L'histoire :
Un beau jour de septembre 2011, alors qu’il reprend le refrain d’une des chansons de l’album de reggae qu’il écoute, Jérémie Dres remarque que ce vieux crooner rasta de Desmond Dekker se définit comme « israélite ». Titillé par cette découverte, il parcourt sa collection d’albums reggae pour constater l’évidence : nombre de rastas font référence au judaïsme dans leurs chansons. Du coup, lui qui s’était fait à l’idée d’avoir des ancêtres revêtus d’une chapka fourrée, imagine désormais qu’il pourrait bien « cousiner » avec un barbu à dreadlocks amateur de ganja. Une brève recherche sur Internet le conduit à envisager un tour du côté de l’Ethiopie, terre d’Hailé Sélassié et des Falashas. Il se pourrait bien, peut-être, que ces fameux juifs noirs soit le chaînon manquant entre Juifs et rastas. Ainsi, quelques semaines plus tard, il prend l’avion pour Addis-Abeba, où il a rendez-vous avec Giulia Bonacci au Centre Français des Etudes Ethiopiennes.

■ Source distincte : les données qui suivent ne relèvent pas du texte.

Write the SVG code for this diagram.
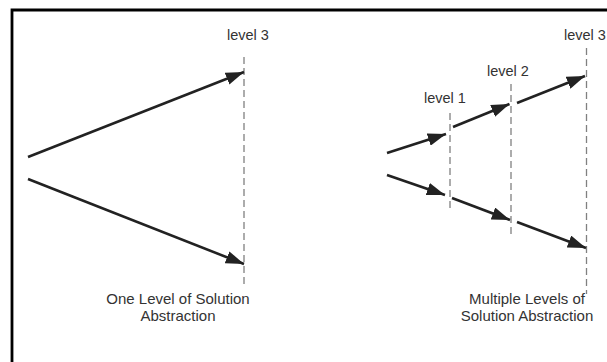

Ce qu'on en pense sur la planète BD :
Belle quête identitaire doublée d’un travail documentaire brillant, Nous n’irons pas à Auschwitz, son précédent ouvrage, avait permis à Jérémie Dres d’interroger ses racines – entre autres – via un voyage poignant en Pologne. Pour ce 2ème récit (parfaitement indépendant du 1er), il pousse le questionnement identitaire un poil plus loin. Cette fois, il dépasse la simple problématique individuelle pour une enquête plus globale faite sous un angle – de prime abord – assez inattendu : quel est le lien entre juifs et rastas ? Dres découvre en effet un beau jour que les chansons reggae qui ont accompagné toute son adolescence font souvent référence au judaïsme et à Israël. Pas d’autre choix, alors, que de poursuivre son cheminement identitaire en provoquant en Ethiopie ou dans le quartier du Bronx quelques rencontres riches d’enseignement. De multiples rencontres qui lui permettront, en particulier, de reconstruire avec sérieux l’histoire des juifs noirs et de soumettre en filigrane la question des peuples déracinés (sans doute un élément important du fondement identitaire juif ?). Rien à redire sur l’album quant à son apport documentaire. En ayant choisi l’angle auto-fictionnel, doublé de celui du reportage, le récit permet de suivre la quête de l’auteur in vivo. Le revers de la médaille est l’apport fourmillant d’informations, la multiplication des interlocuteurs ou encore les plongées historiques qui, au final, perdent un peu trop le lecteur en ne jouant pas la simplicité. Du coup, on a du mal à réellement rentrer dans le récit qu’il faudra vivre comme un reportage ou une leçon d’Histoire, plutôt qu’un récit personnel chargé de faire vibrer la corde émotionnelle. Parfaitement instructif, en tout cas.